Ordination takes place within a Mass and is presided over by a bishop who ordains. The Word of God is proclaimed. After this the candidate for ordination is formerly presented to the Bishop usually by a member of staff from the seminary responsible for his formation, then a homily follows.
During the right of ordination we invoke the prayers of the saints and then the bishop lays hands silently over the candidate, other priests present do this too, after which the bishop prays over the man. When this prayer has been said, the man is a priest. He is then vested in a stole and chasuble sometimes by family or friends, his hands are then anointed with chrism and he is handed the chalice and patten as signs of his ministry at the altar.
After this he is embraced in the kiss of peace by the bishop and then all priests present as a sign of brotherhood. The new priest then joins his brothers in the priesthood for the rest of the Mass.
First Holy Communion
Every year first communions celebrations take place together for all first communion candidates in the parish (usually year 3 upwards) and usually occur during June.
A regular, organised preparation in a Catholic school or parish is essential prior to first forgiveness and first communion.
Please inform the parish priest immediately on the passing away of a family member.
In consultation with the Funeral director, funeral arrangements are made at the convenience of the family and the availability of the church and priest.
The funeral service is planned always in consultation with the priest and the Christian nature of the service should always be maintained.
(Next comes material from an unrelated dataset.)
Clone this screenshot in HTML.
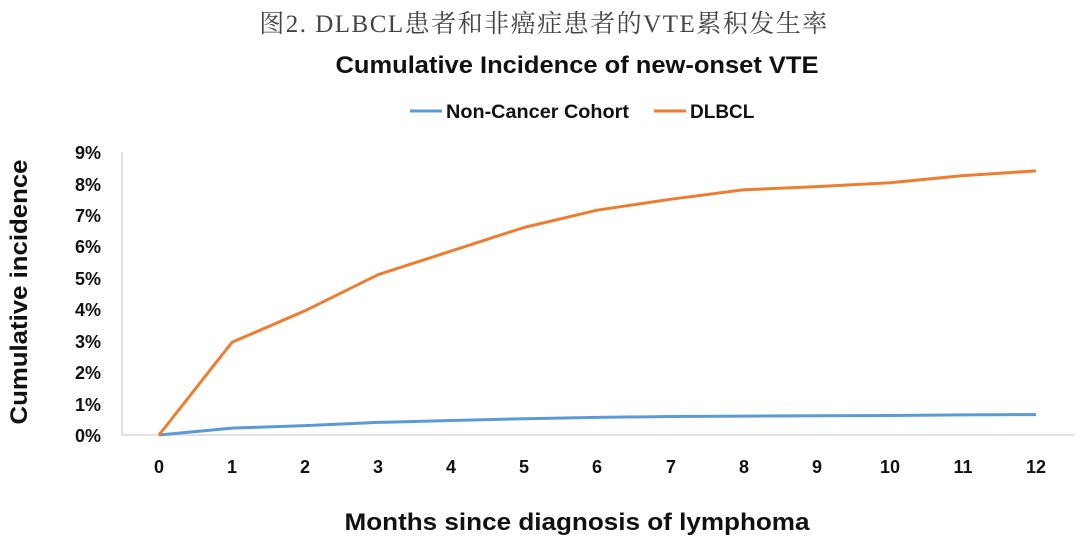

The Rite of Christian Initiation of Adults (often abbreviated RCIA) is the process through which interested adults and older children are gradually introduced to the Roman Catholic faith and way of life.
The RCIA is a communal process and involves a number of stages punctuated by liturgical rites to aid and assist the potential convert toward the final rite, usually at the Easter Vigil at which time they will become full members of the Roman Catholic Church.